## TASK STATEMENT
Retype exactly what runs from the first line of the data to the line with "years.forEach((y) => months.forEach((m)", keeping both of those lines and skipping pictures.

-*-

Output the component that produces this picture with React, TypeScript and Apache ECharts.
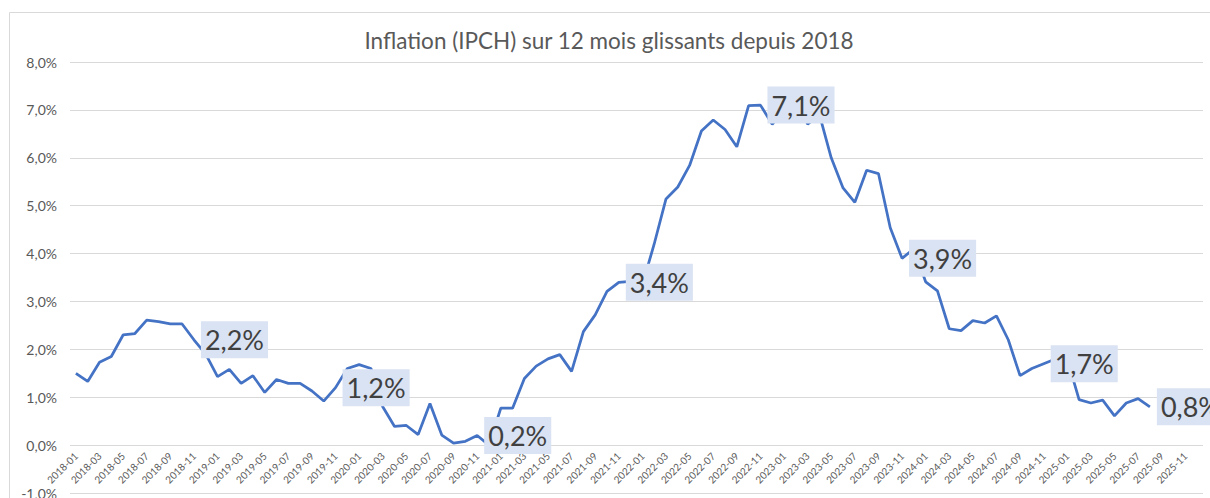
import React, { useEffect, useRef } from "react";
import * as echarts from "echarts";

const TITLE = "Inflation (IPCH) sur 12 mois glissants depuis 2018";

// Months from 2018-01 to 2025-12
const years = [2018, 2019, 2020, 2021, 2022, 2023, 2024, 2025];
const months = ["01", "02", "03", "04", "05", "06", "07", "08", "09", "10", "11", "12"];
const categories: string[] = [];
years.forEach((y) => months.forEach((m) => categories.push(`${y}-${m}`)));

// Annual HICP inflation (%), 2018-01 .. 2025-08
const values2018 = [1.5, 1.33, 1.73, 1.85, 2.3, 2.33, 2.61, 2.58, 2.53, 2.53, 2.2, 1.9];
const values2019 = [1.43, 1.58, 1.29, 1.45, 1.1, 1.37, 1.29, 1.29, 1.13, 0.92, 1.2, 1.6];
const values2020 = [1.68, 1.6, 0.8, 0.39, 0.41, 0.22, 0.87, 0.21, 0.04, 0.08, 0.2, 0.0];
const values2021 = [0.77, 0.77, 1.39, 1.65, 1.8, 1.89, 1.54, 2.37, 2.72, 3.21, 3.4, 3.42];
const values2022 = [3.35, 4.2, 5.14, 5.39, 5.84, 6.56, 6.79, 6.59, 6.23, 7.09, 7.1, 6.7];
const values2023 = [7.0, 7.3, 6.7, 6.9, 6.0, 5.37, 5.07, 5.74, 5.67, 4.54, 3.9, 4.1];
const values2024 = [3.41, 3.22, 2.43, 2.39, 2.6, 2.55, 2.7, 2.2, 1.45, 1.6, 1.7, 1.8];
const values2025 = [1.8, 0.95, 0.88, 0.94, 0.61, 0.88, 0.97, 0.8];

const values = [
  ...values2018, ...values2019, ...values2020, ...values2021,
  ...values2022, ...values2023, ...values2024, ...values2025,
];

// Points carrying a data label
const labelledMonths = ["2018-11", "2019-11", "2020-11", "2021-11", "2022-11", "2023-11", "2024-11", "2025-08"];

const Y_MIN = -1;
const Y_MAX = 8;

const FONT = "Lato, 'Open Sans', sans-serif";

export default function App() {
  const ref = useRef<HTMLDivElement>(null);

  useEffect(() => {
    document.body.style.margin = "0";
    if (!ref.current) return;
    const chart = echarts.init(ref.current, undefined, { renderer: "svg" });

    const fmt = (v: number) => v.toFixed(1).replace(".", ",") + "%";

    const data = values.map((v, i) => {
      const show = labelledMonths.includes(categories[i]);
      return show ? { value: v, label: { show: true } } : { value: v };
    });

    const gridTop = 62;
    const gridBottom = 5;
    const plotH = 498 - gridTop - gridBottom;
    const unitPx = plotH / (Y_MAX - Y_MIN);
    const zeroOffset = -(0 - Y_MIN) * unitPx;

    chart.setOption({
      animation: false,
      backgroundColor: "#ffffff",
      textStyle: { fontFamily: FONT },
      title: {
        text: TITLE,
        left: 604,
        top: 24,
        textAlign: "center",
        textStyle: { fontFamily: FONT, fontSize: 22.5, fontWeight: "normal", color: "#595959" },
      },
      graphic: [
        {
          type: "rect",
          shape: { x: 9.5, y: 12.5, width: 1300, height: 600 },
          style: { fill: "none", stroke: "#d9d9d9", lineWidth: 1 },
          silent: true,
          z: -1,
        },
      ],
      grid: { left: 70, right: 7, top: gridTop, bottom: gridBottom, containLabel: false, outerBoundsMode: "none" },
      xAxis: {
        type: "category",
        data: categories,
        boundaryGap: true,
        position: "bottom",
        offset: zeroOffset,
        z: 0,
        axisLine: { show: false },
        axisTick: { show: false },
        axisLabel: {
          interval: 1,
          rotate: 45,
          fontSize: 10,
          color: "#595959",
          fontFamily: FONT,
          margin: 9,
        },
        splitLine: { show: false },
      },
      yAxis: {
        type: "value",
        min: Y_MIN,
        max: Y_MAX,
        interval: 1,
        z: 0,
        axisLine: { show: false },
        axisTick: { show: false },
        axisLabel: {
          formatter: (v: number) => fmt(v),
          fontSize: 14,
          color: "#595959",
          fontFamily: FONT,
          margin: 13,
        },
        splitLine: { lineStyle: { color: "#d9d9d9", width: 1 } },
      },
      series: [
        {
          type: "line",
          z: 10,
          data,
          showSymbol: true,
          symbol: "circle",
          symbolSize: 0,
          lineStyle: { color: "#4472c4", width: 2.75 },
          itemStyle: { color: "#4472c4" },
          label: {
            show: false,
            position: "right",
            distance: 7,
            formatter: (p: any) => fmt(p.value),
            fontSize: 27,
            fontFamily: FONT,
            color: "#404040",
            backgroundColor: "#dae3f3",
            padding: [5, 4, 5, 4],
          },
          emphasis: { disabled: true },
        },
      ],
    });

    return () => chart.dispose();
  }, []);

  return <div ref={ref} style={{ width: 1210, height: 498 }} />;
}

-*-

## TASK SOLUTION
Output the component that produces this picture with React, TypeScript and Apache ECharts.
import React, { useEffect, useRef } from "react";
import * as echarts from "echarts";

const TITLE = "Inflation (IPCH) sur 12 mois glissants depuis 2018";

// Months from 2018-01 to 2025-12
const years = [2018, 2019, 2020, 2021, 2022, 2023, 2024, 2025];
const months = ["01", "02", "03", "04", "05", "06", "07", "08", "09", "10", "11", "12"];
const categories: string[] = [];
years.forEach((y) => months.forEach((m) => categories.push(`${y}-${m}`)));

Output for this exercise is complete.